Does the 23rd Psalm mean something different to Jews and Christians?
Absolutely. I was talking to a young man in my congregation whose wife is not Jewish. He asked me what I was working on, and I told him I was writing a book about the 23rd Psalm. His wife asked, "Isn't that a Christian document? Isn't that about Jesus?" Christians claim ownership of the psalm as much as Jews do. They love it just as much and maybe even know it better.

Is the psalm part of Jewish liturgy?
It's not part of the prescribed liturgy. We have chosen to use it at funerals and memorial services. I don't know why it's not prescribed. I could speculate that it's just so beautiful that the rabbis didn't want to render it ordinary with daily use.

In several places in your book, you seem to turn a certain line on its head.
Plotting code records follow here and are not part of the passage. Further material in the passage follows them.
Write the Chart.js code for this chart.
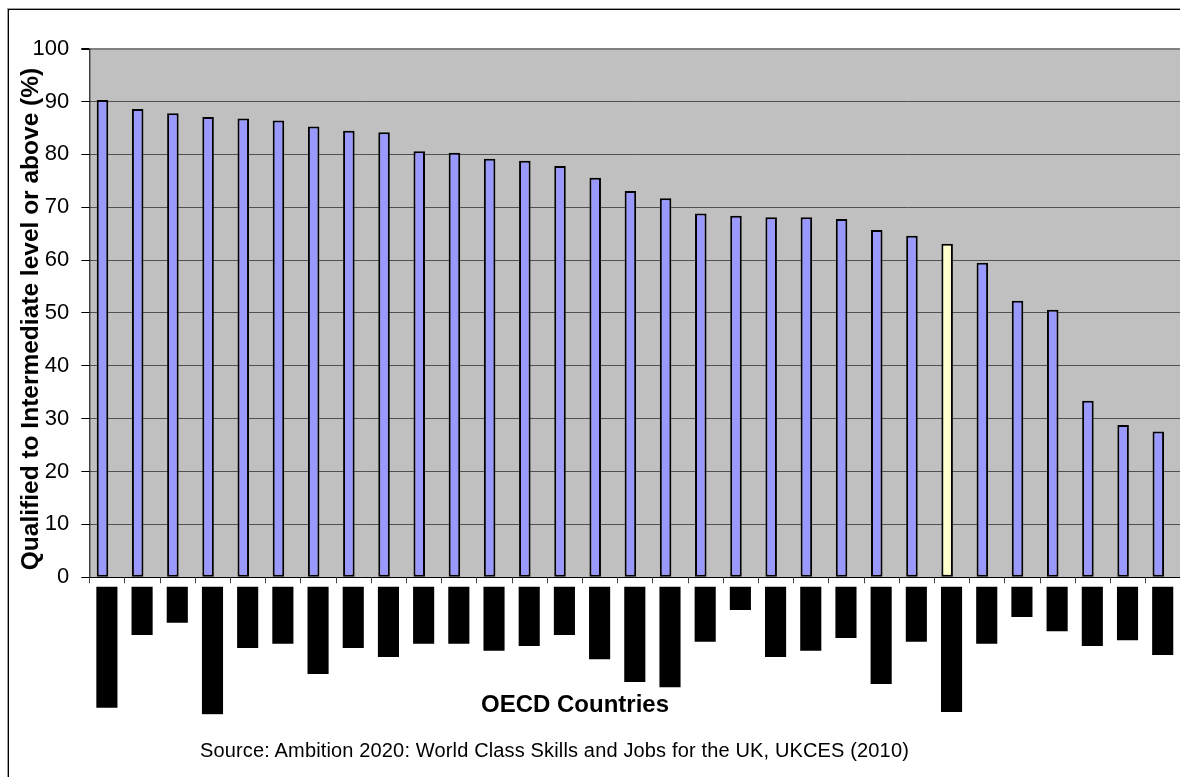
<!DOCTYPE html>
<html>
<head>
<meta charset="utf-8">
<script src="https://cdn.jsdelivr.net/npm/chart.js@4"></script>
<style>
  html, body { margin: 0; padding: 0; overflow: hidden; background: #fff; width: 1180px; height: 777px; }
  #frame { position: absolute; left: 8px; top: 9px; width: 1400px; height: 1000px;
           border-left: 1px solid #000; border-top: 1px solid #000; box-shadow: -1px -1px 0 #a0a0a0; }
  #chart { position: absolute; left: 0; top: 0; }
  .txt { position: absolute; font-family: "Liberation Sans", Arial, sans-serif; color: #000; white-space: nowrap; }
  #ytitle { left: -270px; top: 307px; width: 600px; height: 24px; line-height: 24px; text-align: center;
            font-size: 24.5px; font-weight: bold; transform: rotate(-90deg); }
  #xtitle { left: 425px; top: 692px; width: 300px; line-height: 24px; text-align: center;
            font-size: 24px; font-weight: bold; }
  #source { left: 200px; top: 740px; line-height: 20px; font-size: 20px; letter-spacing: 0.15px; }
</style>
</head>
<body>
<div id="frame"></div>
<canvas id="chart" width="1200" height="777"></canvas>
<div class="txt" id="ytitle">Qualified to Intermediate level or above (%)</div>
<div class="txt" id="xtitle">OECD Countries</div>
<div class="txt" id="source">Source: Ambition 2020: World Class Skills and Jobs for the UK, UKCES (2010)</div>

<script>
// Country ranking (names are masked by black label blocks)
const categories = ['1', '2', '3', '4', '5', '6', '7', '8', '9', '10',
                    '11', '12', '13', '14', '15', '16', '17', '18', '19', '20',
                    '21', '22', '23', '24', '25', '26', '27', '28', '29', '30', '31'];

// Share of adults qualified to intermediate level or above (%)
const qualifiedShare = [90.3, 88.6, 87.8, 87.1, 86.8, 86.4, 85.3, 84.5, 84.2, 80.6,
                        80.3, 79.2, 78.8, 77.8, 75.6, 73.1, 71.7, 68.8, 68.4, 68.1,
                        68.1, 67.8, 65.7, 64.6, 63.1, 59.5, 52.3, 50.6, 33.4, 28.8, 27.6];

// UK bar, drawn in a highlight colour
const highlightIndex = 24;

// Length of each masked category label block, in axis units below the label top
const labelMaskLength = [22.9, 9.1, 6.8, 24.1, 11.6, 10.8, 16.5, 11.6, 13.3, 10.8,
                         10.8, 12.1, 11.2, 9.1, 13.7, 18.0, 19.0, 10.4, 4.4, 13.3,
                         12.1, 9.7, 18.4, 10.4, 23.7, 10.8, 5.7, 8.4, 11.2, 10.1, 12.9];
const labelMaskTop = -1.8;

// Value-axis tick labels
const yTicks = [0, 10, 20, 30, 40, 50, 60, 70, 80, 90, 100];
const yMin = -26;

const FONT = '"Liberation Sans", Arial, sans-serif';

// Grey plot area, y-axis line and category tick marks along the zero line
const plotFrame = {
  id: 'plotFrame',
  beforeDraw(chart) {
    const { ctx, chartArea, scales: { y } } = chart;
    const top = y.getPixelForValue(yTicks[yTicks.length - 1]);
    const base = y.getPixelForValue(0);
    ctx.save();
    ctx.fillStyle = '#c0c0c0';
    ctx.fillRect(chartArea.left, top, chartArea.right - chartArea.left, base - top);
    ctx.restore();
  },
  afterDatasetsDraw(chart) {
    const { ctx, scales: { x, y } } = chart;
    const top = y.getPixelForValue(yTicks[yTicks.length - 1]);
    const base = y.getPixelForValue(0);
    ctx.save();
    ctx.strokeStyle = '#000';
    ctx.lineWidth = 1;
    ctx.beginPath();
    ctx.moveTo(x.left + 0.5, top);
    ctx.lineTo(x.left + 0.5, base + 0.5);
    ctx.stroke();
    const half = (x.getPixelForValue(1) - x.getPixelForValue(0)) / 2;
    ctx.strokeStyle = '#404040';
    ctx.beginPath();
    for (let i = 0; i <= categories.length; i++) {
      const bx = Math.round(x.getPixelForValue(i) - half) + 0.5;
      ctx.moveTo(bx, base);
      ctx.lineTo(bx, base + 6);
    }
    ctx.stroke();
    ctx.restore();
  }
};

new Chart(document.getElementById('chart'), {
  type: 'bar',
  data: {
    labels: categories,
    datasets: [
      {
        label: 'Qualified to Intermediate level or above',
        data: qualifiedShare,
        backgroundColor: qualifiedShare.map((v, i) => i === highlightIndex ? '#ffffcc' : '#9999ff'),
        borderColor: '#000',
        borderWidth: 2,
        borderSkipped: false,
        categoryPercentage: 0.5,
        barPercentage: 1.31
      },
      {
        label: '',
        data: categories.map(() => null),
        categoryPercentage: 0.5,
        barPercentage: 1.31
      },
      {
        label: 'Category labels',
        data: labelMaskLength.map(len => [labelMaskTop, labelMaskTop - len]),
        backgroundColor: '#000',
        borderWidth: 0,
        grouped: false,
        categoryPercentage: 0.6,
        barPercentage: 1
      }
    ]
  },
  options: {
    responsive: false,
    animation: false,
    devicePixelRatio: 1,
    layout: { padding: { left: 0, top: 48.7, right: 19.7, bottom: 62.3 } },
    plugins: {
      legend: { display: false },
      tooltip: { enabled: false },
      title: { display: false }
    },
    scales: {
      x: {
        display: false,
        offset: true
      },
      y: {
        min: yMin,
        max: 100,
        afterBuildTicks(scale) {
          scale.ticks = yTicks.map(v => ({ value: v }));
        },
        afterFit(scale) {
          scale.width = 89.3;
        },
        border: { display: false },
        grid: {
          color: c => c.tick.value === 0 ? '#000' : (c.tick.value === 100 ? '#808080' : '#505050'),
          lineWidth: c => c.tick.value === 100 ? 2 : 1,
          tickColor: '#000',
          tickLength: 8,
          drawTicks: true
        },
        ticks: {
          color: '#000',
          padding: 12,
          font: { family: FONT, size: 22 }
        }
      }
    }
  },
  plugins: [plotFrame]
});
</script>
</body>
</html>
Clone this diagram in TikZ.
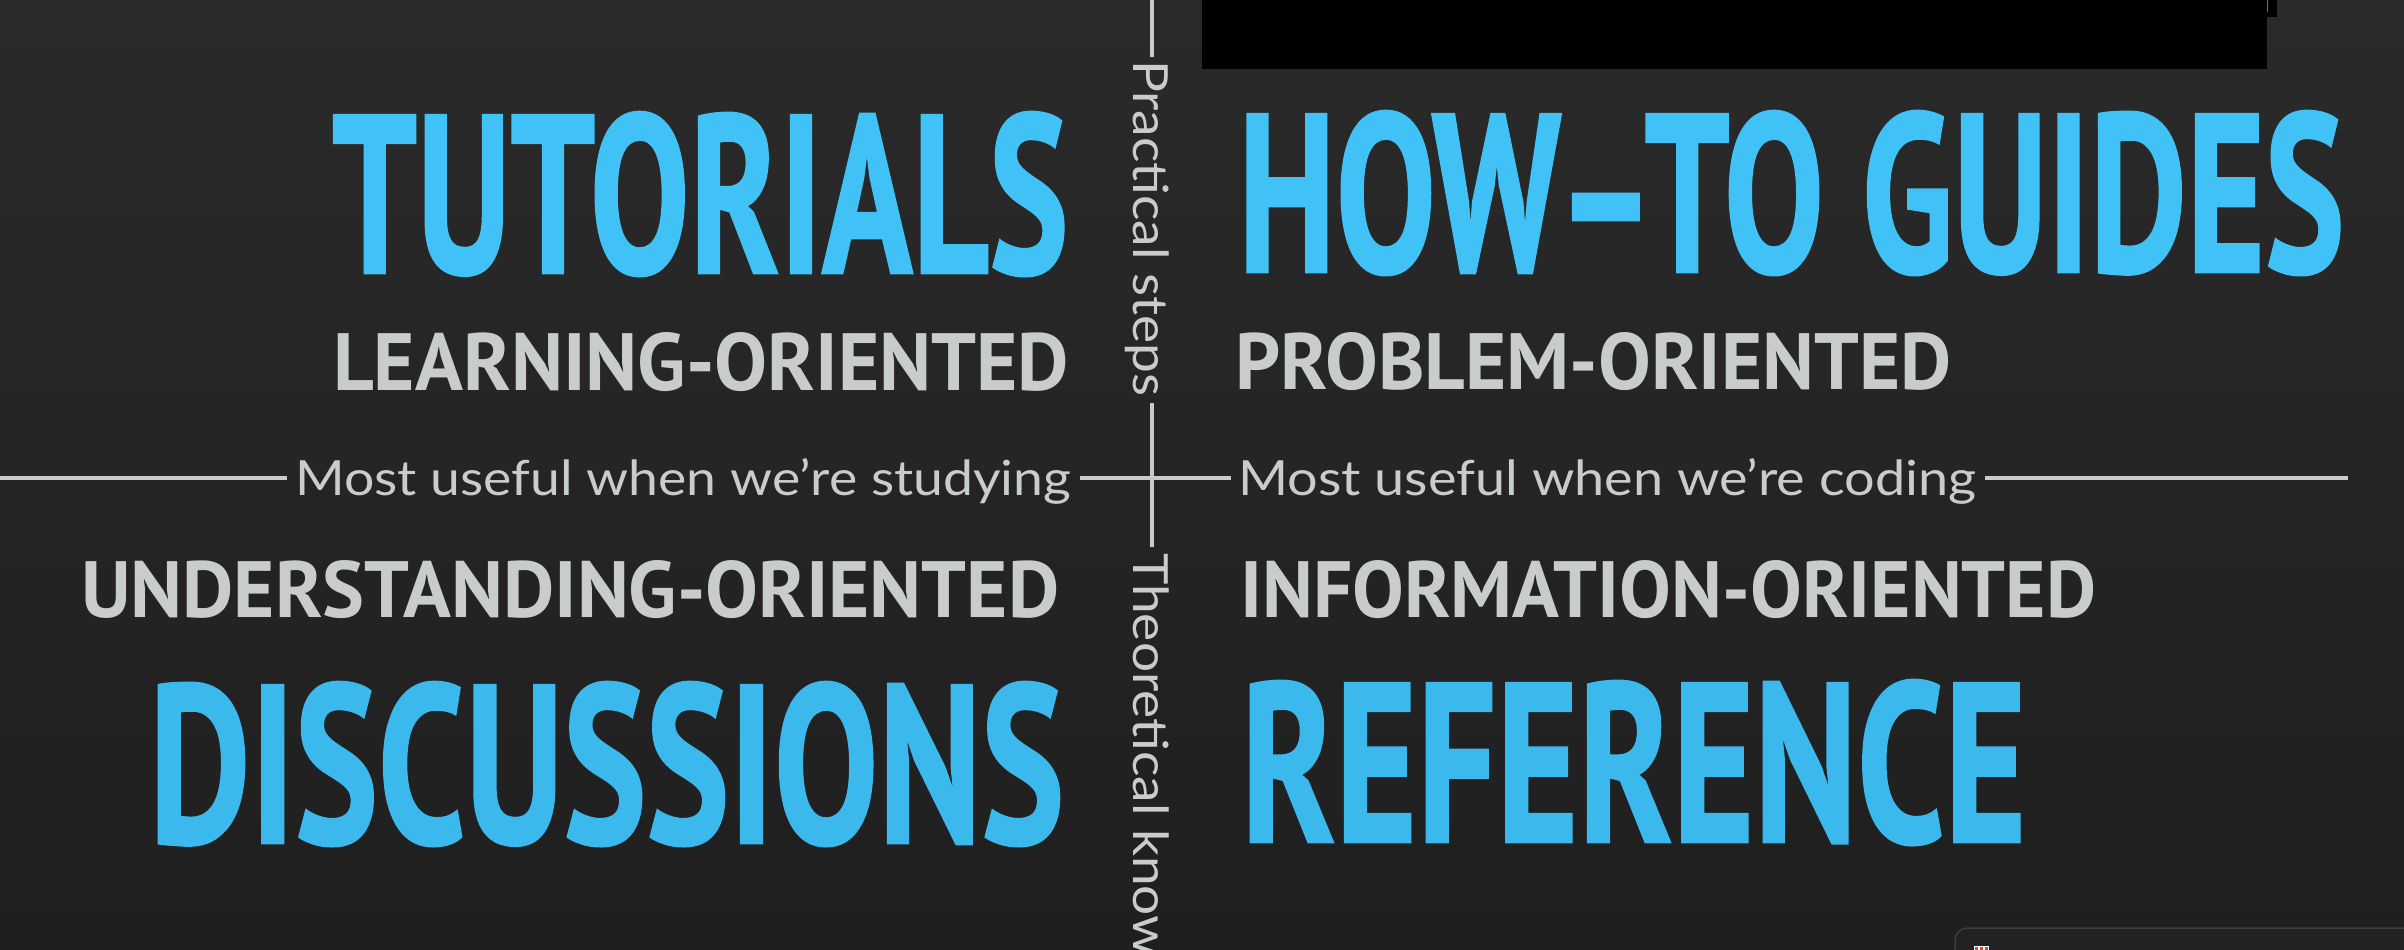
\documentclass[tikz,border=0pt]{standalone}
\usepackage{fontspec}
\usepackage{graphicx}
\usetikzlibrary{calc}

% Faces: condensed bold heads, medium tags, light notes
\newfontfamily\headfont{PT Sans}[BoldFeatures={FakeBold=1.2}]
\newfontfamily\tagfont{PT Sans}
\newfontfamily\notefont{Lato}

\definecolor{bgtop}{HTML}{2A2A2A}
\definecolor{bgbot}{HTML}{1F1F1F}
\definecolor{skyblue}{HTML}{40C2F6}
\definecolor{skybluedeep}{HTML}{3BB8EC}
\definecolor{ash}{HTML}{C8CCCC}
\definecolor{panelfill}{HTML}{222222}
\definecolor{panelline}{HTML}{3C3C3C}
\definecolor{markred}{HTML}{E8402A}

% squeeze a text into a box of given width and height (pt)
\newcommand\fitto[3]{\resizebox{#1pt}{#2pt}{#3}}
% squeeze a text to a given width, keeping its height
\newcommand\fitwide[2]{\resizebox{#1pt}{\height}{#2}}
\newsavebox\probebox
\newlength\probelen

\tikzset{
  quadtitle/.style={inner sep=0pt, anchor=base west, text=skyblue,
    font=\headfont\bfseries\fontsize{100}{100}\selectfont},
  quadtag/.style={inner sep=0pt, anchor=base west, text=ash,
    font=\tagfont\bfseries\fontsize{60}{60}\selectfont},
  axisnote/.style={inner sep=0pt, anchor=base west, text=ash,
    font=\notefont\fontsize{48.5}{50}\selectfont},
  rule/.style={draw=ash, line width=4pt},
}

\begin{document}
% width of the vertical note sets the stretch for both vertical notes
\sbox\probebox{\notefont\fontsize{48.5}{50}\selectfont Practical steps}%
\setlength\probelen{\wd\probebox}%
\pgfmathsetmacro\vstretch{336/\probelen}%
\begin{tikzpicture}[x=1pt,y=-1pt]
  \useasboundingbox (0,0) rectangle (2404,950);
  \clip (0,0) rectangle (2404,950);
  \shade[top color=bgtop, bottom color=bgbot] (0,0) rectangle (2404,950);

  % black bar across the top right
  \fill[black] (1202,0) rectangle (2267,69);
  \fill[black] (2267,0) rectangle (2277,17);
  \draw[markred, line width=1.5pt] (2267.5,0) -- (2267.5,12);

  % panel peeking in at the bottom right
  \draw[fill=panelfill, draw=panelline, line width=1.5pt, rounded corners=12pt]
    (1955,928) rectangle (2460,1000);
  \fill[white] (1974,946) rectangle (1989,951);
  \fill[markred] (1975,947) rectangle (1978,951);
  \fill[markred] (1980,947) rectangle (1983,951);
  \fill[markred] (1985,947) rectangle (1988,951);

  % quadrant headings
  \node[quadtitle] (tut) at (332,273) {\fitto{736}{161}{TUTORIALS}};
  \node[quadtitle] (how) at (1238,272) {\fitto{1106}{161}{HOW–TO GUIDES}};
  \node[quadtitle, text=skybluedeep] (disc) at (149,843) {\fitto{915}{161}{DISCUSSIONS}};
  \node[quadtitle, text=skybluedeep] (ref) at (1241,842) {\fitto{785}{162}{REFERENCE}};

  % orientation tags
  \node[quadtag] (learn) at (333,390) {\fitto{736}{58}{LEARNING-ORIENTED}};
  \node[quadtag] (prob) at (1235,389) {\fitto{716}{57}{PROBLEM-ORIENTED}};
  \node[quadtag] (under) at (81,617) {\fitto{978}{57}{UNDERSTANDING-ORIENTED}};
  \node[quadtag] (info) at (1240,617) {\fitto{856}{57}{INFORMATION-ORIENTED}};

  % axis notes
  \node[axisnote] (study) at (295,495) {\fitwide{776}{Most useful when we’re studying}};
  \node[axisnote] (code) at (1238,495) {\fitwide{738}{Most useful when we’re coding}};
  \node[axisnote, rotate=-90] (prac) at (1133,60)
    {\scalebox{\vstretch}[1]{Practical steps}};
  \node[axisnote, rotate=-90] (theo) at (1133,553)
    {\scalebox{\vstretch}[1]{Theoretical know}};

  % axes
  \coordinate (cross) at (1152,478);
  \coordinate (hleft) at (0,478);
  \coordinate (hright) at (2348,478);
  \coordinate (vtop) at (1152,0);
  \draw[rule, shorten >=8pt] (hleft) -- (study.west |- cross);
  \draw[rule, shorten <=9pt, shorten >=7pt] (study.east |- cross) -- (code.west |- cross);
  \draw[rule, shorten <=9pt] (code.east |- cross) -- (hright);
  \draw[rule, shorten >=3pt] (vtop) -- (prac.west -| cross);
  \draw[rule, shorten <=7pt, shorten >=6pt] (prac.east -| cross) -- (theo.west -| cross);
\end{tikzpicture}
\end{document}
Instead of "my cup runneth over," you say, "give me a bigger cup." Instead of "I shall not want," you say "I want more." Is this what the psalmist intended?

With "my cup runneth over," I think that's what he intended. With "I shall not want," I think it's a change in what he said. The psalmist didn't mean "I don't desire." He meant, "I shall lack for nothing." Or as this friend of mine translates it, "The Lord is my shepherd. What else do I need?" I said, no, I want to need things. I want to keep on yearning, not for money, and not for more fame. I want to have things to look forward to. I want to feel that somebody who loves me can give me just the right present, because it's something I don't already have.

What do you mean when you write that gratitude is the most religious emotion?
It's having the sense that you have gotten more from life than you ever had the right to demand. You could have ended up with a lot less. You could have been born in Iraq. You could have been born in medieval Europe or Nazi Germany. If you're healthy, if you have parents, a family, a roof over your head, food to eat, gratitude is the response.

So does this psalm inspire people to be more grateful?
Only if you listen to it. That's why I wrote the book--because there are so many wonderful ideas in there.